My kids cannot handle hot temperatures. I’m not talking about extreme temperatures that make them unsafe—of course, I keep them hydrated and protected when the heat index gets too high. I am referring to the fact they can’t keep their shit together when they get too warm or are even slightly uncomfortable. For the last month, my 8-year-old has been extra mouthy and aggressive. My 6-year-old twins have been whinier and needier and refuse to listen. My kids (and I don’t use this phrase lightly) have been dumpster fires since school has ended.
I wondered if they are just sensitive to heat or maybe it has to do with the fact that they were born and raised in northern Vermont. If temperatures are above freezing, then their hats and mittens are off. During the cool spring days of highs between 40 and 50 degrees, my kids will venture outside in shorts and flip flops. Sunny and 60 is hot to them. Apparently, if temps soar to 75 and above, the boxing gloves come off too because they are cranky and agitated to the point of taking it out on everyone else through yelling, hitting, and not so passive-aggressive confrontations.
It turns out that their behavior is right on par with scientific data that supports the theory that heat makes people aggressive.
When I saw a headline from the Washington Post that read “Two new studies warn that a hotter world will be a more violent one,” I joked that this must be why my kids won’t stop fighting with one another. Then I read the article and realized I wasn’t wrong. The article highlighted a new study done by the National Bureau of Economic Research which looked at the correlation between daily temperatures and violent crime in Los Angeles from 2010 to 2017. The study found, “On average, overall crime increases by 2.2% and violent crime by 5.7% on days with maximum daily temperatures above 85 degrees Fahrenheit (29.4° C) compared to days below that threshold.”
In 2018, The New York Times used the National Oceanic and Atmospheric Administration to look at daily shooting data in 10 cities and compared the shootings based on temperature.
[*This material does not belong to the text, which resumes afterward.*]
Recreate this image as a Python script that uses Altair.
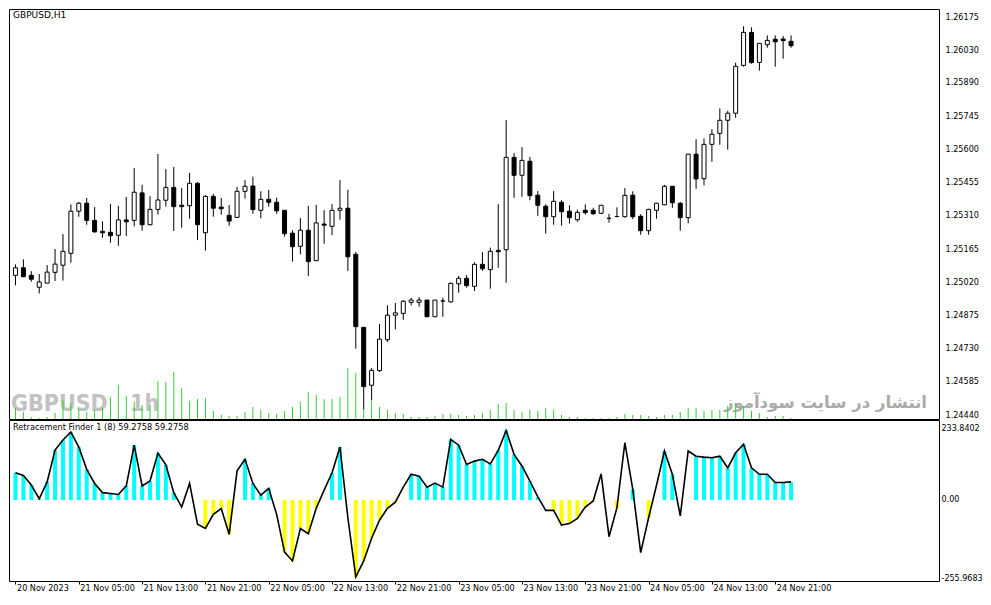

In 9 out of the 10 cities, as temperatures rose, so did the number of shootings.
Okay, I admit to going to the extreme with my proof of heat and violence correlation when it comes to talking about my kids’ constant fighting and general state of displeasure. They don’t have access to weapons, but I have had a toothbrush thrown at me recently.
In controlled studies where participants were subjected to temperatures in the high 80s, more data confirmed that heat makes people aggressive. Psychology Today reports, “Most of these studies placed individuals in situations where they could behave aggressively, often by administering electric shocks to another person.” Participants did not know the shocks were not real, but findings indicated that as the temperatures went up so did the likelihood of one person “shocking” another.
The heat also makes people less helpful, especially in a crowd. Even after an experiment is over, people were less willing to lend a hand. I thought my kids were just being jerks (which they kind of are), but they are essentially those people who honk their horns when they are forced to stop at a red light and don’t have AC in the car.
My kids are like most people who are exposed to heat: sweaty, irritated assholes who seem to enjoy being as unbearable as the heat they can’t stand. I get it. Their bodies are working harder to stay cool and they aren’t sleeping as well so they are more likely to be tired and grouchy. Mild dehydration can cause irritability too. And if the heat is mixed with humidity, their sweaty little bodies stay damp, and a sweaty back at bedtime is enough to cause a full-body tantrum with clothes being thrown across the room.
The heat doesn’t usually bother me in the same way. I love to run in hot temps. I do heated yoga and love warm summer nights. But by association, the heat makes me cranky too … because it’s really hard to soak in the sun when my kids become unreasonable puddles of sweat, tears, and demands for air conditioning.